--- START OF Data supplied ---

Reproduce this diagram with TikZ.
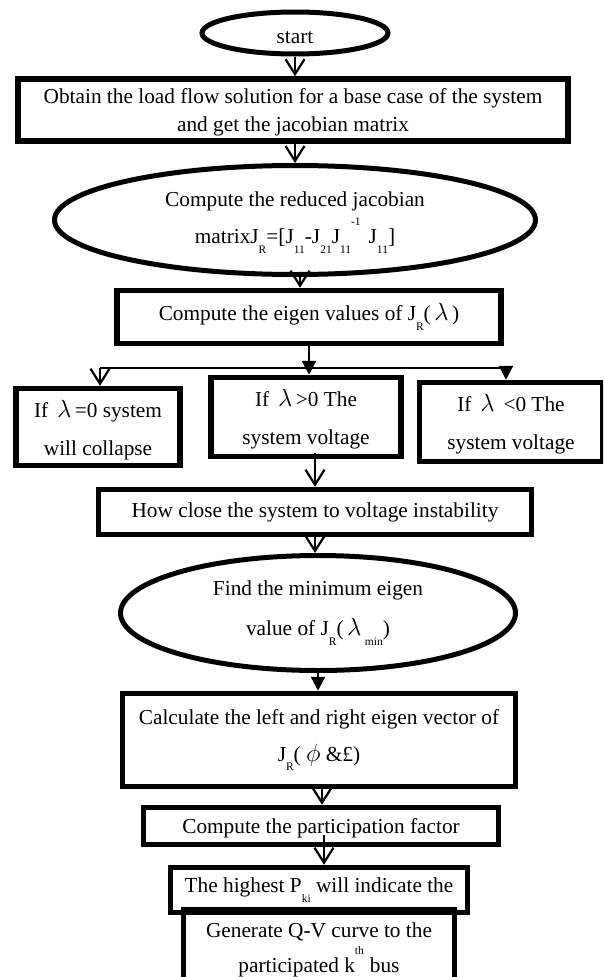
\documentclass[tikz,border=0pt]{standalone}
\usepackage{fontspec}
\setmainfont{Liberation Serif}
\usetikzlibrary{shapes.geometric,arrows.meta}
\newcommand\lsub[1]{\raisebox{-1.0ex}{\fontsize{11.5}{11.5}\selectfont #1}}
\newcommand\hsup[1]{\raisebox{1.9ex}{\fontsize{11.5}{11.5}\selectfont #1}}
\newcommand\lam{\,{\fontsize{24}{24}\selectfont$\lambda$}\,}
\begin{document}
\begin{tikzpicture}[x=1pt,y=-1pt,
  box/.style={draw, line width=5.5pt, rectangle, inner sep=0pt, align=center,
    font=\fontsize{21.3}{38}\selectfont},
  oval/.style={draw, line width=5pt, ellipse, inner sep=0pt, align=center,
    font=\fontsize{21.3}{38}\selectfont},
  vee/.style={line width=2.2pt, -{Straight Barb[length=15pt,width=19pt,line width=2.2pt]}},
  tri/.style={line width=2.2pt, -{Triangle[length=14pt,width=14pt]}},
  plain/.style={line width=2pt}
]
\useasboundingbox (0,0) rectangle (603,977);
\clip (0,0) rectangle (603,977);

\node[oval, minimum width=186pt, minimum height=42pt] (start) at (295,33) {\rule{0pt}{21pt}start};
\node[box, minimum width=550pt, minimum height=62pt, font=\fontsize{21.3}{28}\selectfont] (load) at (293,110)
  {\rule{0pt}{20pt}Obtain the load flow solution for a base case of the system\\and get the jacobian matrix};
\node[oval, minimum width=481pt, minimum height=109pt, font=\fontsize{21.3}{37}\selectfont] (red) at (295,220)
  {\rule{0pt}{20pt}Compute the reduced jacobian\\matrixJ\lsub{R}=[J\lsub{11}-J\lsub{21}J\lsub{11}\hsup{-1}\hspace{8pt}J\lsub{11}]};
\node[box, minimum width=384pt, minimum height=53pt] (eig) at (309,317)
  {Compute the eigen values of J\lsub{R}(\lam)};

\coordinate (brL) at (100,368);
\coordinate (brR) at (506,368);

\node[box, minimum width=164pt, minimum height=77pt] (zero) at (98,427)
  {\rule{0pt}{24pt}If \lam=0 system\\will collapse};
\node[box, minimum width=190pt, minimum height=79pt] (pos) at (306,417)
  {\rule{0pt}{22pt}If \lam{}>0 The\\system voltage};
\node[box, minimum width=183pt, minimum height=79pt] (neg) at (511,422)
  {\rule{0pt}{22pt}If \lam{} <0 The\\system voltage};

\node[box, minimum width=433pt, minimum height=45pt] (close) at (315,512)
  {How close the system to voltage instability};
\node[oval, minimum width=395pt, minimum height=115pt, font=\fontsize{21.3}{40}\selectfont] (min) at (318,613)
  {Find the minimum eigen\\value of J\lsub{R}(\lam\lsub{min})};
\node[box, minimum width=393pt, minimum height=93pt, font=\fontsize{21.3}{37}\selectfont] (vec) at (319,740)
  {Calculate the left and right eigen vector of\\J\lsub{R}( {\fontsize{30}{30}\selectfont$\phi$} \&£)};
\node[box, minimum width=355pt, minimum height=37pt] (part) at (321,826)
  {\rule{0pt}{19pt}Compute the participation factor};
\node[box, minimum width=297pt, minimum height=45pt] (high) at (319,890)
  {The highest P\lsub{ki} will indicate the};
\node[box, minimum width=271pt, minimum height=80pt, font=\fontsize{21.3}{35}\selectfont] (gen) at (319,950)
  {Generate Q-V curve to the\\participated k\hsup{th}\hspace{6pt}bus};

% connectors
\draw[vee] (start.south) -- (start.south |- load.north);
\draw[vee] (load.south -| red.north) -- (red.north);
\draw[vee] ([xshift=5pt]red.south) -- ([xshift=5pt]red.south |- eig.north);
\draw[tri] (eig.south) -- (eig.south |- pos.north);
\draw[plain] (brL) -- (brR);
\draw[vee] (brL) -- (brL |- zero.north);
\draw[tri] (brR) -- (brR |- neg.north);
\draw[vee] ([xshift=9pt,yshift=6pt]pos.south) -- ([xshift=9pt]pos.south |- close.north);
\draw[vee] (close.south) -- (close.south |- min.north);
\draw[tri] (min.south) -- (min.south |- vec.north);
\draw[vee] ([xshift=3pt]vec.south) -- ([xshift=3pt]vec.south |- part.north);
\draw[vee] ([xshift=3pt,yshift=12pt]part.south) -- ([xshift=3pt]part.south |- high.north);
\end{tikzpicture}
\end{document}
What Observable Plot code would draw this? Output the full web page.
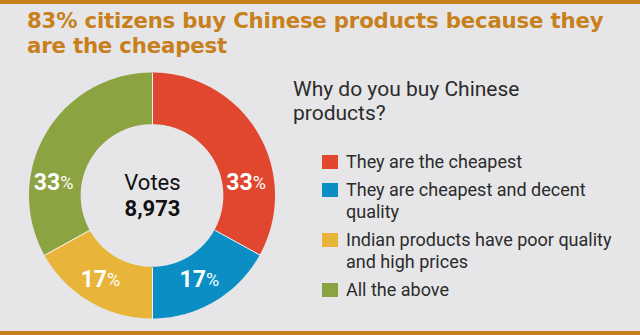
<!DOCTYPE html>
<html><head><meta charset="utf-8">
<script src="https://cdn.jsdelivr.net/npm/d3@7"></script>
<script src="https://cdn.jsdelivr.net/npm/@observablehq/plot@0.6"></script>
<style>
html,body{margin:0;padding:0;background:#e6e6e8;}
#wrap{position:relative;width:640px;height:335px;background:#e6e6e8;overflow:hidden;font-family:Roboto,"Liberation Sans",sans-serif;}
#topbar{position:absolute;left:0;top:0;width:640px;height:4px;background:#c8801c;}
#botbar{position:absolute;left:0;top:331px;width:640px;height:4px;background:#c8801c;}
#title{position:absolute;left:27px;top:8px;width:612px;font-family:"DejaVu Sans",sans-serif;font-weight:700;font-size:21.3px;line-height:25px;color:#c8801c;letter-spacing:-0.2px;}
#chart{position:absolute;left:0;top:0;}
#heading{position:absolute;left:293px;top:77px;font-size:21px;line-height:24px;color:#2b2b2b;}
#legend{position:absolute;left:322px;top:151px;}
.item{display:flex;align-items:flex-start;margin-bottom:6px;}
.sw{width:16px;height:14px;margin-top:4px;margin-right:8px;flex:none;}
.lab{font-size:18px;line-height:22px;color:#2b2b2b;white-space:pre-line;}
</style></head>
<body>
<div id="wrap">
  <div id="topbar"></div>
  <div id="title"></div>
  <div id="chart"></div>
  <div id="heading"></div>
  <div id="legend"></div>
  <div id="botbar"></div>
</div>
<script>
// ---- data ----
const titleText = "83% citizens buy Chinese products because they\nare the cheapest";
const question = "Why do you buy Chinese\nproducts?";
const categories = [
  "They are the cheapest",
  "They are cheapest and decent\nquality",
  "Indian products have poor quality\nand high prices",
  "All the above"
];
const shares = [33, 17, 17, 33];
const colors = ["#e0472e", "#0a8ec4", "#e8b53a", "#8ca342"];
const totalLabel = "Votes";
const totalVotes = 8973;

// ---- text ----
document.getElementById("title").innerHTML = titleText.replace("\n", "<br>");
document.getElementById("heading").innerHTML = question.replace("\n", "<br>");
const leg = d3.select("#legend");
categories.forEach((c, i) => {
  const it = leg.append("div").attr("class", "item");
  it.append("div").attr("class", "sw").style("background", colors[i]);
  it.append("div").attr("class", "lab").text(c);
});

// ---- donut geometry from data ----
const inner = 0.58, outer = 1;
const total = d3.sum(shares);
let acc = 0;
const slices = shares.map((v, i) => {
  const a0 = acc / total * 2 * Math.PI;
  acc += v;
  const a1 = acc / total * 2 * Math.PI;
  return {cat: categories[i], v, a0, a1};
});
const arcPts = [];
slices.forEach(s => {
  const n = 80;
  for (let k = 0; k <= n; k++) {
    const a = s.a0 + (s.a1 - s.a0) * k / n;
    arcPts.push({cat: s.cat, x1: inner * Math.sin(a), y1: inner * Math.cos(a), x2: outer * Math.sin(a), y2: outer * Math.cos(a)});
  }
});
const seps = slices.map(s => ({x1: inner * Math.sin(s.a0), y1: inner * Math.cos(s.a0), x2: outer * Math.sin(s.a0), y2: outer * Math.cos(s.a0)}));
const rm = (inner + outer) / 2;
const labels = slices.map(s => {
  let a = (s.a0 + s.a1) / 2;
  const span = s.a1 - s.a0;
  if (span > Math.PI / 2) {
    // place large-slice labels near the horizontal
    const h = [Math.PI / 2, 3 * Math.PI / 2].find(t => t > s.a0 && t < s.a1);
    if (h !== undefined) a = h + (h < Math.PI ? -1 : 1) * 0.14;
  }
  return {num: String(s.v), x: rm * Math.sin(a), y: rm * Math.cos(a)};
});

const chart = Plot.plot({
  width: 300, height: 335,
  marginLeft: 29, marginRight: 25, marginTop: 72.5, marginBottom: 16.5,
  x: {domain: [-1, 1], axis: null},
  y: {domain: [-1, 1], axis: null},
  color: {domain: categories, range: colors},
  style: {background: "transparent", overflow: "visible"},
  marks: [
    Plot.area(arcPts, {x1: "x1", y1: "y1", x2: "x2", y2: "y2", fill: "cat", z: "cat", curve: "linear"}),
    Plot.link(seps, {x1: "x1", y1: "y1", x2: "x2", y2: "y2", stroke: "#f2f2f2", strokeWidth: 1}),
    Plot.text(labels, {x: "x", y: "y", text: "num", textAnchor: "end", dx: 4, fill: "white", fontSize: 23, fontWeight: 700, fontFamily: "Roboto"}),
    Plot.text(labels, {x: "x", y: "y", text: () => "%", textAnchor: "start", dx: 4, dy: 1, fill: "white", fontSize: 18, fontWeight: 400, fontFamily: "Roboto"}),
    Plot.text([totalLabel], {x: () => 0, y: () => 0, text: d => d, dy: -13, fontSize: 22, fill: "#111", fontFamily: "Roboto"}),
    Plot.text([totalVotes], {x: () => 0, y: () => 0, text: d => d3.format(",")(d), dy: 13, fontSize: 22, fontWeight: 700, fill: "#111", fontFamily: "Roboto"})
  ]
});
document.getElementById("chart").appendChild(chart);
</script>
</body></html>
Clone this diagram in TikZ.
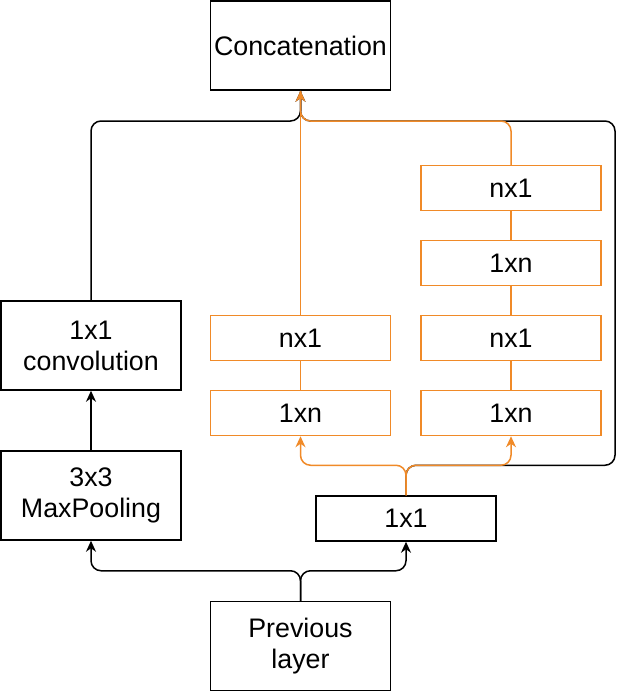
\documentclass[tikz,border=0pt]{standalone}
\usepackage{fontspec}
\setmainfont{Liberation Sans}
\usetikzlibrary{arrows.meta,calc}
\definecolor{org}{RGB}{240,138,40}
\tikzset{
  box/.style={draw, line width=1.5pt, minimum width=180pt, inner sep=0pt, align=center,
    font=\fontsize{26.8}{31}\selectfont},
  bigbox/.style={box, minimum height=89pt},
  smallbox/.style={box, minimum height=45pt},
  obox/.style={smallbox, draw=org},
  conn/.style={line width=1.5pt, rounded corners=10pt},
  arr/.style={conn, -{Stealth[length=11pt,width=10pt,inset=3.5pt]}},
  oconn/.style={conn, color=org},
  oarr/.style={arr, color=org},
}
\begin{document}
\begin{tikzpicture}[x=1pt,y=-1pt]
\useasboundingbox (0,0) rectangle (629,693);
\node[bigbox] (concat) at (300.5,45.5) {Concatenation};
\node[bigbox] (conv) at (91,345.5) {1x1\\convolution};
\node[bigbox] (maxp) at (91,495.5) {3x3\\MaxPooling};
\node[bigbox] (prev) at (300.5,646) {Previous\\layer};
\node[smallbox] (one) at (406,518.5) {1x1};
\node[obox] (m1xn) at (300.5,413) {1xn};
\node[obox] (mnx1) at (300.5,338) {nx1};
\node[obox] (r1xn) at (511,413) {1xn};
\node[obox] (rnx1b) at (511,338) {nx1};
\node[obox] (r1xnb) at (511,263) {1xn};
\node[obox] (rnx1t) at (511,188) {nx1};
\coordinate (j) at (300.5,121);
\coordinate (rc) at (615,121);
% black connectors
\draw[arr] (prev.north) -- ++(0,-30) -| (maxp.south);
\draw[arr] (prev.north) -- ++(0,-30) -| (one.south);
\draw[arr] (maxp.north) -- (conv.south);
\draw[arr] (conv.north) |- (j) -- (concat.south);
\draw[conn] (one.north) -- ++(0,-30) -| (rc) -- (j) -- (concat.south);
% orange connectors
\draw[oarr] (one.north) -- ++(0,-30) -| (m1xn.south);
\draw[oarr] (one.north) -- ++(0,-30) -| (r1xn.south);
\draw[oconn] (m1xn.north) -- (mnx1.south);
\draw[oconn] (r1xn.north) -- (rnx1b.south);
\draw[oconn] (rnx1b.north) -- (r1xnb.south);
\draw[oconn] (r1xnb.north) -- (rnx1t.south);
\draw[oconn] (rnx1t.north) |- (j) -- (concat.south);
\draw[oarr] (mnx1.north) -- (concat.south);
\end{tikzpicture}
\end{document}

--- END OF Data supplied ---

Written request:
Copy and report every line where the word "this" is present.

Full answer:
Reproduce this diagram with TikZ.
What Observable Plot code would draw this? Output the full web page.
Clone this diagram in TikZ.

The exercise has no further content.